Northern California high school moves toward equality with Title IX settlement

Red Bluff High School
(photo of Red Bluff high school)
[This blog entry, originally posted on Nov. 1, was updated on Nov. 15, 2017, to include a link (at the end) to the signed settlement agreement.]

 

Girls at Red Bluff High School near Redding filed a class action lawsuit last spring alleging they do not receive the same athletic facilities, benefits and opportunities as their male counterparts. On Nov. 1, the local school board agreed to:

  • add girls’ field hockey as an interscholastic sport, along with other team opportunities for girls, to ensure girls’ share of athletic slots mirrors their share of
    enrollment;
  • institute a policy welcoming participation on teams by all students who are interested;
  • improve the girls’ softball field areas to ensure that girls experience all amenities in line with boys’ baseball, including comparable cinderblock dugouts, sound systems, press boxes, and field quality;
  • improve equipment storage capacity and access for girls’ teams;
  • bring locker and team room facilities and access for female home and visiting teams to the same level that boys’ teams enjoy; and
  • make fundraising opportunities and athletics budgeting more transparent to ensure girls’ and boys’ teams are treated equitably and receive the same benefits from the district.

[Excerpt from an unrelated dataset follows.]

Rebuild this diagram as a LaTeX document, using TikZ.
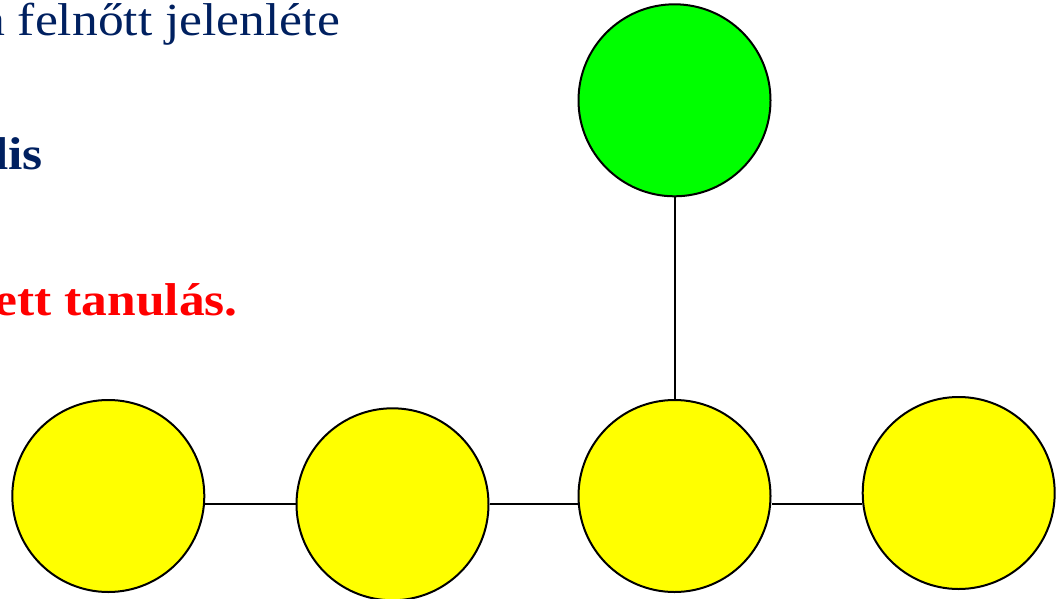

“One thing I learned while working on this case is that almost all high schools are out of compliance with Title IX, not providing girls with equal participation and benefits. Hopefully other school districts will wake up and provide girls with equal opportunities in sports without a lawsuit being filed,” says Jane Brunner, partner with Siegel, Yee & Brunner.

Lawyers with Siegel, Yee & Brunner, a law firm in Oakland, and Legal Aid at Work, a nonprofit in San Francisco, filed the lawsuit, litigated the case, and reached the resolution. They did not seek monetary damages, just institutional change.

The lawsuit alleged that 427 boys participated on sport teams last school year (2016-2017), while only 242 girls did. That amounts to a 14.9 percentage-point participation gap (the difference between girls’ share of enrollment and girls’ share of athletic program slots).

Here is the complaint, brought under Title IX of the Education Amendments of 1972.

The district has agreed to monitoring for at least three years, to be overseen by the federal court and a mutually-agreed upon Title IX consultant.